Basically, it's pretty much _the_ cheating nightmare scenario.
2. Whoever has that code will have a trivial job of making some "emulated" servers and stealing your subscribers that way. It's one thing to have a shabby half-way there alternative server available after a year, it's entirely another thing to maybe have a 100% perfect alternative right at the start.
And yes, that _is_ money lost, and not just profits lost. Most MMOs have far more content than a single-player RPG. (Even Oblivion is a spit in the bucket compared to the sheer size of WoW.) For most, basically the boxed copy is subsidized, and they're betting you'll stay there for more than 2-3 months to break even and start making a profit. That already doesn't leave you with that much pure profit, since the average player stays about 6 months on a MMO. If half your player base buys the boxed copy and buggers off to play on someone else's servers, you'll feel it. If you also over-estimated a little what population you'll get (and hence, how much can you spend on development), it can turn a moderately survivable game into a flop right there and then.
Yes, we all can look at WoW and see one big money printing license. They actually underestimated how many players they'll get. Most MMOs aren't WoW, though. Flops are more common than successes. Even big names like EQ2 or TSO have managed to get only a fraction of the player base they counted on. They may not have seen the plug pulled outright, but then again, others did. It doesn't take much of a shove to topple a game which already missed the mark.
Exactly.
I mean, in most emergencies I can think of (flood, earthquake, tornado, whatever), you can pretty much bet on something being, you know, _damaged_. What if it's a sensor, or one of the hubs for this monitoring thing, or whatever? I can easily imagine someone getting lost, or trapped because they were too slow to evacuate, or end up with a stampede, just because the computer thought there was noone on that floor.

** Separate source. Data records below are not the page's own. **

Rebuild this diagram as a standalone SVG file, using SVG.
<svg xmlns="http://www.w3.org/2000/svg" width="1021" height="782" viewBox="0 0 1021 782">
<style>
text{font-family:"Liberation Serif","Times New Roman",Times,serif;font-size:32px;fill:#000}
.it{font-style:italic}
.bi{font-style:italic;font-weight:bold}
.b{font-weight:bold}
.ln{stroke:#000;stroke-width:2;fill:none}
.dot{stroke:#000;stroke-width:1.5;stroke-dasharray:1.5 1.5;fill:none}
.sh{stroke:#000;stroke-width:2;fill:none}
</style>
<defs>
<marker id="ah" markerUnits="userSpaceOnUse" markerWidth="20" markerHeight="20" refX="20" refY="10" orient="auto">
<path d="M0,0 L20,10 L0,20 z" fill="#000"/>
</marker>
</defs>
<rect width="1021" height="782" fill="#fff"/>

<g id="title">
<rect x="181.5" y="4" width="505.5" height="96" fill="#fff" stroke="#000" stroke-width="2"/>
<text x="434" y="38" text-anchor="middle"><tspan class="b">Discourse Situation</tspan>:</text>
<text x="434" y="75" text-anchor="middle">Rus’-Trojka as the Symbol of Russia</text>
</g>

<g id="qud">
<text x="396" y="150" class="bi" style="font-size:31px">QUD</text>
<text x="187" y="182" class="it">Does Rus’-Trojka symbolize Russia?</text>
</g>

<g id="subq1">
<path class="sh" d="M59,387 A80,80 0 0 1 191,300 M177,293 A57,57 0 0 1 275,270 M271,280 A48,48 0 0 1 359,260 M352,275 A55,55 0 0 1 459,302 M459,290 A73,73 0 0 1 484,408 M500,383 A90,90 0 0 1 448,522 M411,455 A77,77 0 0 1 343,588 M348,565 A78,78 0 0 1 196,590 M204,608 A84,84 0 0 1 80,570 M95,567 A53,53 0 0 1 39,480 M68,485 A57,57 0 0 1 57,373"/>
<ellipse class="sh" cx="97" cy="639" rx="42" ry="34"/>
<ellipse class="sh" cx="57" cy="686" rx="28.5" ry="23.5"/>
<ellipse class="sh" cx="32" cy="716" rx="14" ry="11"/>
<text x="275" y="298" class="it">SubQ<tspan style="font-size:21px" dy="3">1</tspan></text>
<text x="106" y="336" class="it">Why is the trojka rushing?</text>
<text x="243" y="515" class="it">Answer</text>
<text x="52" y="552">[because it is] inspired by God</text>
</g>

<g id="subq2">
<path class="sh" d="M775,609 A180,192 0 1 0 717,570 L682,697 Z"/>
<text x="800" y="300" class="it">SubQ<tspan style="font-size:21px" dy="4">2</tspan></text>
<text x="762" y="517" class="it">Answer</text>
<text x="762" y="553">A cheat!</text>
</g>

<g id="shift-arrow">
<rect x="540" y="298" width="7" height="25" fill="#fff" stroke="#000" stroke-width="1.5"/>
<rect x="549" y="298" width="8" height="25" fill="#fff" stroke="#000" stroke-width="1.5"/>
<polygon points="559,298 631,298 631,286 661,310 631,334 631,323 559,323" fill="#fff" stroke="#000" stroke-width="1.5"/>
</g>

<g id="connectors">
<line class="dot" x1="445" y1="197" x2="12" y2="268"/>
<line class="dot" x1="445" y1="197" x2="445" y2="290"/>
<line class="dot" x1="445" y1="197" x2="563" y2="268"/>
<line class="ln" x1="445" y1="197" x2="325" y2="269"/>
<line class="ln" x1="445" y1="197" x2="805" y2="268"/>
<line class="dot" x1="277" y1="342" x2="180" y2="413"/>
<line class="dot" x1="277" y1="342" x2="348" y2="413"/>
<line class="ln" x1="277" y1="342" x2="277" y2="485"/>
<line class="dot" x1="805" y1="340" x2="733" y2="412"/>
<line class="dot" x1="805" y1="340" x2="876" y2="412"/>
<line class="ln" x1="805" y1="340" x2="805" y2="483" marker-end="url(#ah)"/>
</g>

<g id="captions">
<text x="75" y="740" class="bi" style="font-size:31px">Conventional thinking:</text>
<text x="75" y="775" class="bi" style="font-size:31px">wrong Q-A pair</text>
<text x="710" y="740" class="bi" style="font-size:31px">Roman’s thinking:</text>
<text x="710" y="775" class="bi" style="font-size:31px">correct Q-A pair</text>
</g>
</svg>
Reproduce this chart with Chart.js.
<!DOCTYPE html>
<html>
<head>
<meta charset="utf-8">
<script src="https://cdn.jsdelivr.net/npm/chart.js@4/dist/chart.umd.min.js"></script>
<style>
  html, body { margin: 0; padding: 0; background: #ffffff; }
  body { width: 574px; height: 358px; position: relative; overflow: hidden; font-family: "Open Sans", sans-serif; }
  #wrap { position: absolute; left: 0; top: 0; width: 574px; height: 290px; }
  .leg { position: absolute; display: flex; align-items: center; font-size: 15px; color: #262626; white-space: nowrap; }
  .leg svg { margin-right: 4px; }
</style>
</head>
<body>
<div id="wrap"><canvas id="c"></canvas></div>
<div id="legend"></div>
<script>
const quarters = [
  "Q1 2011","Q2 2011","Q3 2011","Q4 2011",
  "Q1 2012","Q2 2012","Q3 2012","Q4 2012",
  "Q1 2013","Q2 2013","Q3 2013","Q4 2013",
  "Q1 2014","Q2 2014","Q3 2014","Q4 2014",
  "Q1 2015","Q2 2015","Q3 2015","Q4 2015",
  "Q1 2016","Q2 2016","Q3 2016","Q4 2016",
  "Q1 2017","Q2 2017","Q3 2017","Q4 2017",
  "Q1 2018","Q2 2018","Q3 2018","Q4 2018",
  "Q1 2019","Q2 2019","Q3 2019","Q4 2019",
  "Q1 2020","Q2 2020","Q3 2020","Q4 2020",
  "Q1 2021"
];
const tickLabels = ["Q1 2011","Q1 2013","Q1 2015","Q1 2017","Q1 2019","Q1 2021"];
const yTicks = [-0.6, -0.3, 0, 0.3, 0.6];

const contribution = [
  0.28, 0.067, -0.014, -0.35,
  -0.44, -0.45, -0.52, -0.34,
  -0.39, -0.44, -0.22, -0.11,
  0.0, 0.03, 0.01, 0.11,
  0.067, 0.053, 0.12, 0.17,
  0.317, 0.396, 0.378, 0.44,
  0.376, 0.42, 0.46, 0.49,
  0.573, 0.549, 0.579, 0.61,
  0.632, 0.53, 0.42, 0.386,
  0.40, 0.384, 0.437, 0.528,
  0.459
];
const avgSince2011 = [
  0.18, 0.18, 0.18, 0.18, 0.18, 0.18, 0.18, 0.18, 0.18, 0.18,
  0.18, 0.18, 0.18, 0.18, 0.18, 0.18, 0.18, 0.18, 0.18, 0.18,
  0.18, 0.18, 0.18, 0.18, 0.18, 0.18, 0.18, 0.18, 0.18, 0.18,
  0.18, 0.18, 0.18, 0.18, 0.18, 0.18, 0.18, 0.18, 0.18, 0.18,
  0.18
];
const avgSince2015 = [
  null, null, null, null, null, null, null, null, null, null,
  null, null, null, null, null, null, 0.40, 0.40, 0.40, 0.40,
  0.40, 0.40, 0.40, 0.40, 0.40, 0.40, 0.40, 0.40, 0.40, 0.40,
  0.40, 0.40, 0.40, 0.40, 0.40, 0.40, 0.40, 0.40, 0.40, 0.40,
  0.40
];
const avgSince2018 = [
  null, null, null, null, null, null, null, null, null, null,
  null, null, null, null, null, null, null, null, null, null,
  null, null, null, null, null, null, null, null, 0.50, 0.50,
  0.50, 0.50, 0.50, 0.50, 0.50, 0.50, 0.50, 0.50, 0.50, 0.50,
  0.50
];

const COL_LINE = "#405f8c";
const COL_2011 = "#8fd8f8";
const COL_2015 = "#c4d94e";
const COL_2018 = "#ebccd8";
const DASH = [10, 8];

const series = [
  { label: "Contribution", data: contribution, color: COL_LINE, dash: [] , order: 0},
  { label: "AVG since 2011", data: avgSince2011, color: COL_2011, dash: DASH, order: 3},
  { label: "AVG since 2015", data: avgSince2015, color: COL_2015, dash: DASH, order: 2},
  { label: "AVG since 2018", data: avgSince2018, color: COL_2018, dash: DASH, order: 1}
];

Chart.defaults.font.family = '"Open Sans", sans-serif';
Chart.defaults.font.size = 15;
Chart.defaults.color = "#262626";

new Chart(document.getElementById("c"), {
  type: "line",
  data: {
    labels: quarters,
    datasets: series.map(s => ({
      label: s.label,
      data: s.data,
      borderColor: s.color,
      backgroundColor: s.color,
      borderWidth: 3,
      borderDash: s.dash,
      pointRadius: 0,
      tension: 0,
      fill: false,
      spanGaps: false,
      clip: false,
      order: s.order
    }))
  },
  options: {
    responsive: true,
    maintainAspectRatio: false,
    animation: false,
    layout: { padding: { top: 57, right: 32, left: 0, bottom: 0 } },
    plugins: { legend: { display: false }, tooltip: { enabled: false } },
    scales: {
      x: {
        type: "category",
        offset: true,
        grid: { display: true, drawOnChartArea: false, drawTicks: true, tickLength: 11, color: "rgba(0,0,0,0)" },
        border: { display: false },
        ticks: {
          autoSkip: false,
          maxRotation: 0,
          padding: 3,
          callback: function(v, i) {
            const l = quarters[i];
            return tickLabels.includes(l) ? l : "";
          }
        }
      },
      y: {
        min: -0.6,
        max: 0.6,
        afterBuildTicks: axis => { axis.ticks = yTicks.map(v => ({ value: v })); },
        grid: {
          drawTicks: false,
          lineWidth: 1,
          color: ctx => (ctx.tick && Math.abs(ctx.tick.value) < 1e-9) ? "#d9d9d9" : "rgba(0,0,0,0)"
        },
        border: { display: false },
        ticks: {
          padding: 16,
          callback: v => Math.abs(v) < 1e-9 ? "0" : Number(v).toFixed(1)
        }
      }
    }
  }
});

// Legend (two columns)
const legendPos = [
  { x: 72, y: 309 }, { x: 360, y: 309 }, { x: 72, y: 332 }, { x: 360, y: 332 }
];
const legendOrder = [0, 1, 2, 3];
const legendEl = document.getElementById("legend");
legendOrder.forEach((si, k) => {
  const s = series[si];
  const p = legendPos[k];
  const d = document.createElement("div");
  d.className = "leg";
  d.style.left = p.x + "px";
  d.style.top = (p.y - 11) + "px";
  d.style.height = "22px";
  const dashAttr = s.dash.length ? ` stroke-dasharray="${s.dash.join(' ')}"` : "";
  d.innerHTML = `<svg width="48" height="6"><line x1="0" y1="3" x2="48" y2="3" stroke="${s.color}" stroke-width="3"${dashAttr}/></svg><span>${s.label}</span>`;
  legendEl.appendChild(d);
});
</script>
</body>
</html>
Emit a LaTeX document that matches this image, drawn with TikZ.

Heck, common sense says that something will be damaged even if nothing goes wrong. E.g., an escape sign will have a burned lightbulb. If the one at the other end of the corridor does light up, maybe I'll see that one.
Hmm... I don't think the faction-vs-faction thing is what decimated the SWG player base. Off the top of my head, other stuff ranks higher. Such as:
- turning the whole game into a whole other genre (let's face it, it's SF Planetside with a horrible interface now),
- making most popular skill combinations unavailable as a combination or unavailable at all any more (e.g., ask an animal handler if they can even play the same character any more),
- turning some races into a fuck-up where they kept the previous disadvantages but none of the advantages that balanced them (e.g., Wookies or Trandoshans kept the equipment restrictions, but none of the racial bonuses that made up for that)
- making what used to be a prestige class into a common class everyone can get, thereby nuking the whole achievement of everyone who worked and grinded to unlock it (mind you, the grind to jedi was a bad idea in the first place, and made a lot of people quit. But two wrongs don't make a right, and stripping them of their hard-earned achievement made even more people quit.)
- speaking of skills and combinations, the classes are so uni-dimensional it's not even funny. Whereas previously you could mix and match things like being a scout who also mods weapons on the side, or a jedi who can also play an instrument for fun, or other unique character concepts, now everyone is a member of a class of identical clones. And some became a fuck-up that can't even do the quests any more. (E.g., traders or entertainers.)
- nuking the economy _had_ and making everyone's crafting useless.
- the new quests are mass-produced crap, whose only "saving grace" is that they merchandise the main SW characters
- the devs handling everything heavy-handedly and outright lying to the players. I don't know... I don't say they owe me anything, but at least don't treat me badly and don't outright lie to my face. The whole dev attitude in SWG is, well, like going to a shop and being lied to, treated snottily and seeing the shopkeepers act like you're some bum that should be grateful for the great privilege of being _tollerated_ there. I wouldn't think the shop owners owe me anything either, but that's one shop I wouldn't go to ever again.
Basically, rest assured that the list of "sins" of the NGE is a mile long. Whatever flaws their PvP system has, pfft, it's lost in the decimals as annoyance factor goes.